Minneapolis Mayor R.T. Rybak says the ongoing fight over the federal budget in Washington, D.C., could force city leaders to cut funding for youth programs and strain the city’s public safety resources.
Rybak joined colleagues with the U.S. Conference of Mayors in Washington, D.C., on Thursday to denounce planned federal budget cuts that could cripple city services across the nation.
The cuts would come under the so-called “fiscal cliff” that Congress approved last winter after Democrats and Republicans failed to agree on a long-term budget to reduce the national debt. Lawmakers never intended to implement the budget, which will require deep cuts and tax increases, also known as the “sequester.” But a budget impasse caused by congressional inaction has cities inching closer to the cliff.
The Congressional Budget Office has warned that if Congress doesn’t avert the “fiscal cliff” the nation will likely plunge into a recession in 2013.
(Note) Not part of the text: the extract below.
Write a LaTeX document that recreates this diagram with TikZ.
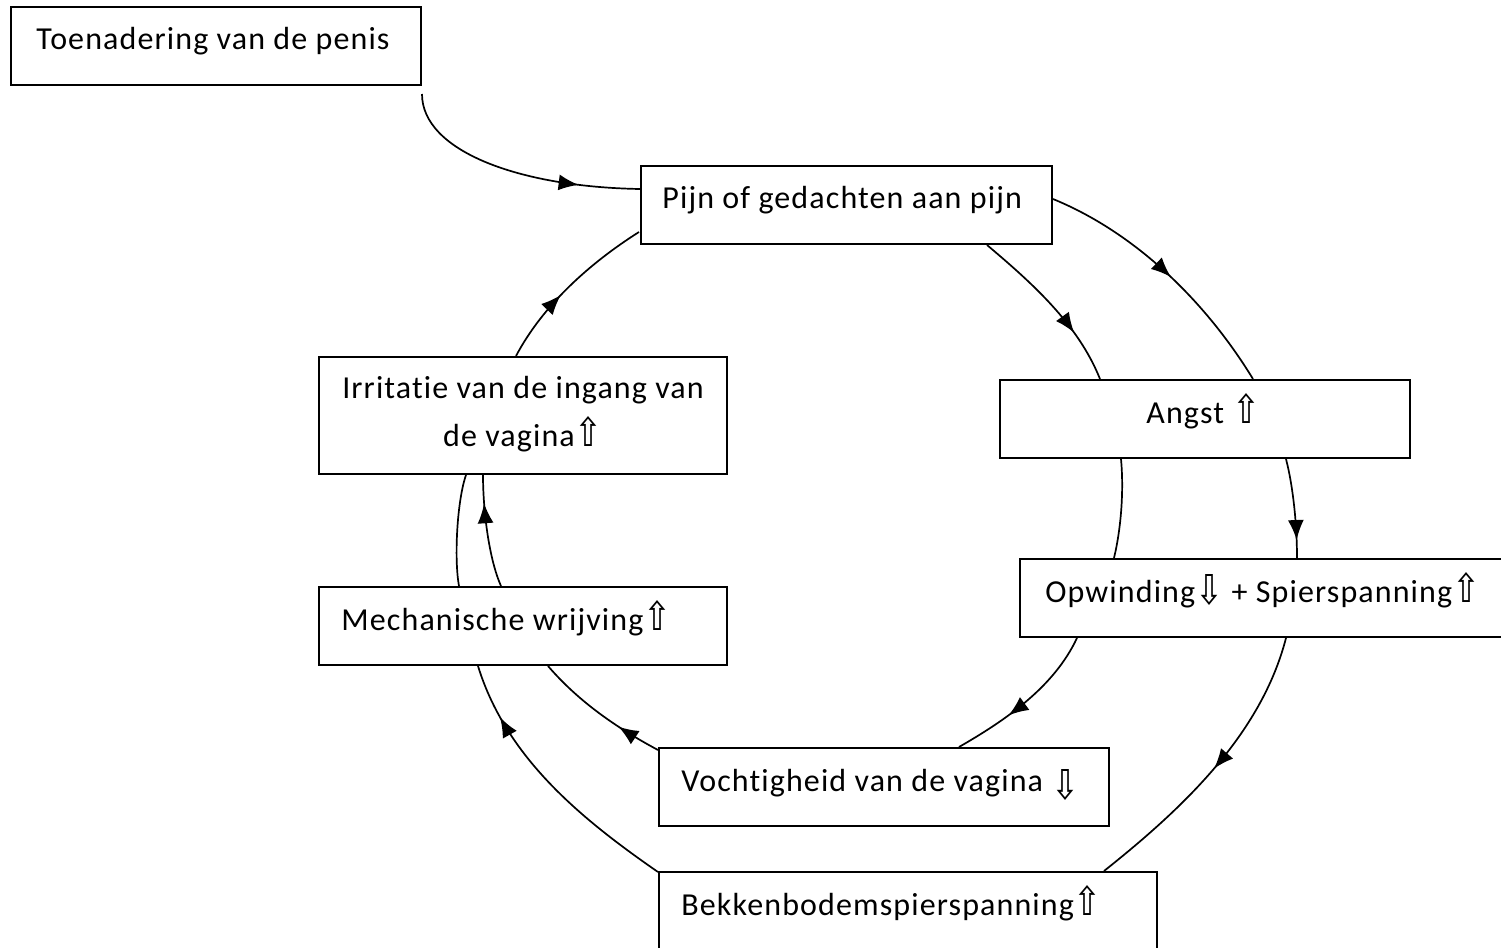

In Minneapolis, the cuts would leave less money for youth violence prevention programs and STEP-UP, a summer job program for disadvantaged youth, along with cuts to the city’s firefighting programs, Rybak said. The youth violence prevention cuts would create more work for the city’s police force, he added.
The mayors, including Rybak, gathered at the National Press Club to urge congressional leaders to reach a budget agreement that does not hack away at local programs in areas ranging from education and job training to housing and public safety. Nationally, the cuts would put 2 million jobs at risk in 2013, the mayors said.
To offset the planned sequestration cuts, the U.S. Conference of Mayors is calling for a budget plan that reduces national defense spending and boosts revenue by closing tax loopholes.
“Sequestration is really just a fancy word for saying Congress didn’t do its job,” Rybak said. “It’s a tough decision for Congress, but it’s a tougher decision for somebody who wants their streets safe.”
Rybak later added that: "The federal government is pulling out the rug from under" key city services in cities across the nation. He is among 131 mayors who signed the letter addressed to leaders of the U.S. House and Senate.The Minneapolis mayor said he has also shared his concerns with members of the state's congressional delegation.
“We recognize the need for the federal government to get its fiscal house in order,” the letter read, in part. “We encourage you to work together to find a bipartisan and balanced solution to achieve deficit reduction that facilitates, not undermines, economic growth.”
Three other Minnesota mayors -- Chris Coleman of St. Paul, Elizabeth Kautz of Burnsville and Ardell Brede of Rochester -- also signed the letter.